Instruction: Return the material word for word. Do not include pictures.

━━━━━ Dataset extract

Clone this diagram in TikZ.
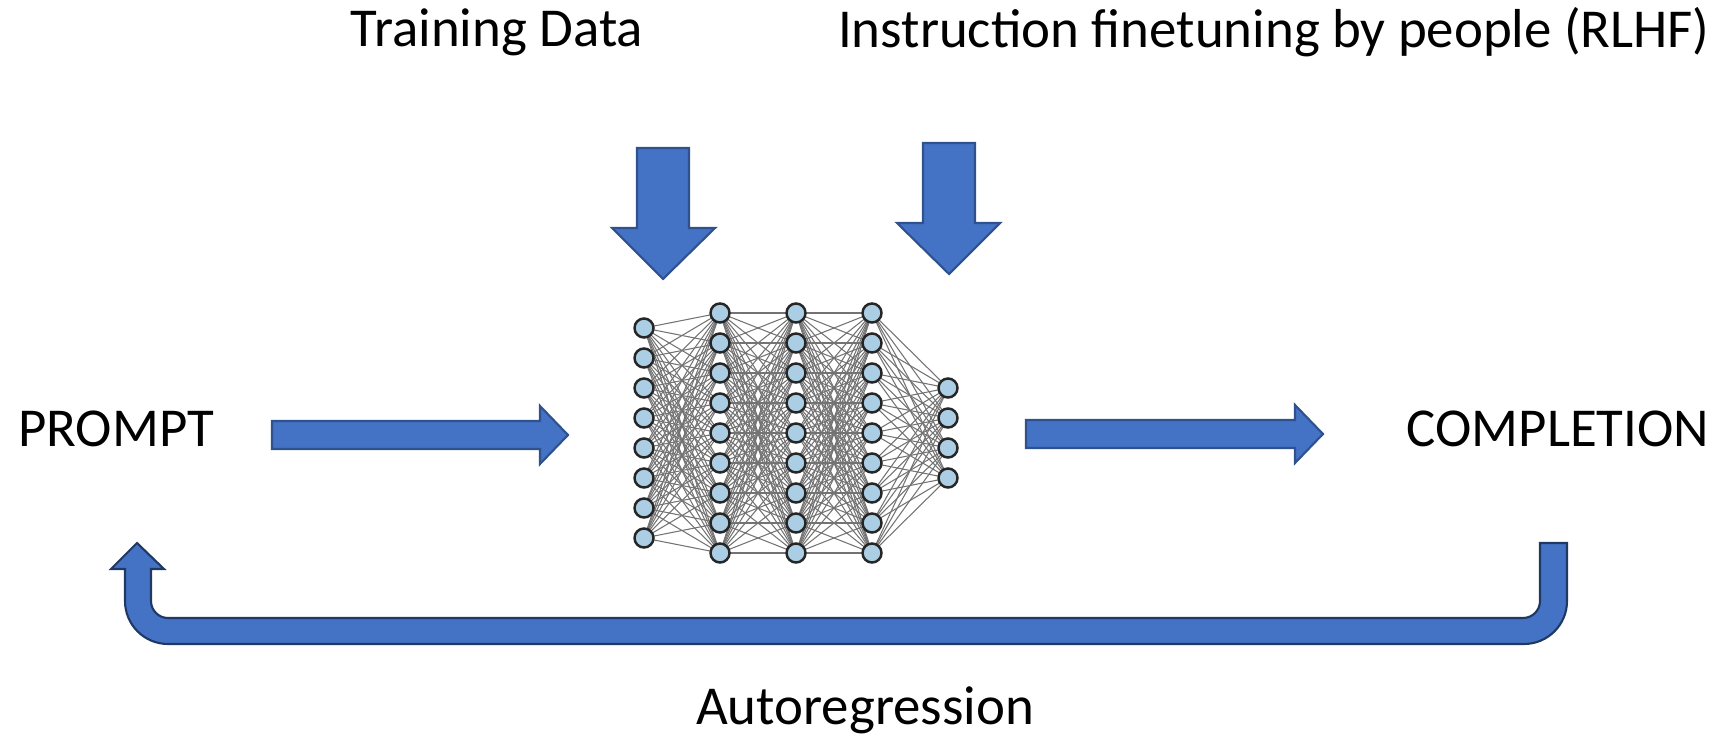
\documentclass[tikz,border=0pt]{standalone}
\usepackage{fontspec}
\setmainfont{Carlito}
\usetikzlibrary{backgrounds}

\definecolor{arrowblue}{HTML}{4472C4}
\definecolor{arrowedge}{HTML}{2F528F}
\definecolor{loopedge}{HTML}{1F3864}
\definecolor{neuronblue}{RGB}{171,206,228}

\begin{document}
\begin{tikzpicture}[x=0.01cm, y=-0.01cm,
    lbl/.style={font=\fontsize{15.6}{19}\selectfont, anchor=base, inner sep=0pt},
    neuron/.style={circle, draw=black!85, fill=neuronblue, line width=0.7pt,
        minimum size=0.19cm, inner sep=0pt},
    synapse/.style={draw=black!55, line width=0.3pt},
    blockarrow/.style={fill=arrowblue, draw=arrowedge, line width=0.6pt}]

    \useasboundingbox (0,0) rectangle (1719,740);

    % labels
    \node[lbl] (train) at (497,47) {Training Data};
    \node[lbl] (rlhf) at (1274,48) {Instruction finetuning by people (RLHF)};
    \node[lbl] (prompt) at (116,446) {PROMPT};
    \node[lbl] (completion) at (1558,446) {COMPLETION};
    \node[lbl] (autoreg) at (865,724) {Autoregression};

    % network: layer/x/number of neurons
    \foreach \l/\x/\n in {1/644/8, 2/720/9, 3/796/9, 4/872/9, 5/948/4}
	\foreach \i in {1,...,\n}
	    \node[neuron] (n-\l-\i) at (\x, {433+(\i-(\n+1)/2)*30}) {};

    \begin{scope}[on background layer]
	\foreach \l/\m/\a/\b in {1/2/8/9, 2/3/9/9, 3/4/9/9, 4/5/9/4}
	    \foreach \i in {1,...,\a}
		\foreach \j in {1,...,\b}
		    \draw[synapse] (n-\l-\i.center) -- (n-\m-\j.center);
    \end{scope}

    % prompt in, completion out
    \draw[blockarrow] (272,421) -- (540,421) -- (540,406) -- (568,435)
	-- (540,464) -- (540,449) -- (272,449) -- cycle;
    \draw[blockarrow] (1026,420) -- (1295,420) -- (1295,405) -- (1323,434)
	-- (1295,463) -- (1295,448) -- (1026,448) -- cycle;

    % training data and RLHF
    \draw[blockarrow] (637,148) -- (689,148) -- (689,228) -- (715,228)
	-- (663,279) -- (612,228) -- (637,228) -- cycle;
    \draw[blockarrow] (923,143) -- (975,143) -- (975,223) -- (1000,223)
	-- (949,274) -- (897,223) -- (923,223) -- cycle;

    % feedback loop back to the prompt
    \draw[blockarrow, draw=loopedge] (1567,543) -- (1567,601)
	arc[start angle=0, end angle=90, radius=43] -- (168,644)
	arc[start angle=90, end angle=180, radius=43] -- (125,569)
	-- (111,569) -- (137,543) -- (164,569) -- (151,569) -- (151,601)
	arc[start angle=180, end angle=90, radius=17] -- (1523,618)
	arc[start angle=90, end angle=0, radius=17] -- (1540,543) -- cycle;
\end{tikzpicture}
\end{document}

━━━━━━━━━━

Response below:
Clone this diagram in TikZ.
\documentclass[tikz,border=0pt]{standalone}
\usepackage{fontspec}
\setmainfont{Carlito}
\usetikzlibrary{backgrounds}

\definecolor{arrowblue}{HTML}{4472C4}
\definecolor{arrowedge}{HTML}{2F528F}
\definecolor{loopedge}{HTML}{1F3864}
\definecolor{neuronblue}{RGB}{171,206,228}

\begin{document}
\begin{tikzpicture}[x=0.01cm, y=-0.01cm,
    lbl/.style={font=\fontsize{15.6}{19}\selectfont, anchor=base, inner sep=0pt},
    neuron/.style={circle, draw=black!85, fill=neuronblue, line width=0.7pt,
        minimum size=0.19cm, inner sep=0pt},
    synapse/.style={draw=black!55, line width=0.3pt},
    blockarrow/.style={fill=arrowblue, draw=arrowedge, line width=0.6pt}]

    \useasboundingbox (0,0) rectangle (1719,740);

    % labels
    \node[lbl] (train) at (497,47) {Training Data};
    \node[lbl] (rlhf) at (1274,48) {Instruction finetuning by people (RLHF)};
    \node[lbl] (prompt) at (116,446) {PROMPT};
    \node[lbl] (completion) at (1558,446) {COMPLETION};
    \node[lbl] (autoreg) at (865,724) {Autoregression};

    % network: layer/x/number of neurons
    \foreach \l/\x/\n in {1/644/8, 2/720/9, 3/796/9, 4/872/9, 5/948/4}
	\foreach \i in {1,...,\n}
	    \node[neuron] (n-\l-\i) at (\x, {433+(\i-(\n+1)/2)*30}) {};

    \begin{scope}[on background layer]
	\foreach \l/\m/\a/\b in {1/2/8/9, 2/3/9/9, 3/4/9/9, 4/5/9/4}
	    \foreach \i in {1,...,\a}
		\foreach \j in {1,...,\b}
		    \draw[synapse] (n-\l-\i.center) -- (n-\m-\j.center);
    \end{scope}

    % prompt in, completion out
    \draw[blockarrow] (272,421) -- (540,421) -- (540,406) -- (568,435)
	-- (540,464) -- (540,449) -- (272,449) -- cycle;
    \draw[blockarrow] (1026,420) -- (1295,420) -- (1295,405) -- (1323,434)
	-- (1295,463) -- (1295,448) -- (1026,448) -- cycle;

    % training data and RLHF
    \draw[blockarrow] (637,148) -- (689,148) -- (689,228) -- (715,228)
	-- (663,279) -- (612,228) -- (637,228) -- cycle;
    \draw[blockarrow] (923,143) -- (975,143) -- (975,223) -- (1000,223)
	-- (949,274) -- (897,223) -- (923,223) -- cycle;

    % feedback loop back to the prompt
    \draw[blockarrow, draw=loopedge] (1567,543) -- (1567,601)
	arc[start angle=0, end angle=90, radius=43] -- (168,644)
	arc[start angle=90, end angle=180, radius=43] -- (125,569)
	-- (111,569) -- (137,543) -- (164,569) -- (151,569) -- (151,601)
	arc[start angle=180, end angle=90, radius=17] -- (1523,618)
	arc[start angle=90, end angle=0, radius=17] -- (1540,543) -- cycle;
\end{tikzpicture}
\end{document}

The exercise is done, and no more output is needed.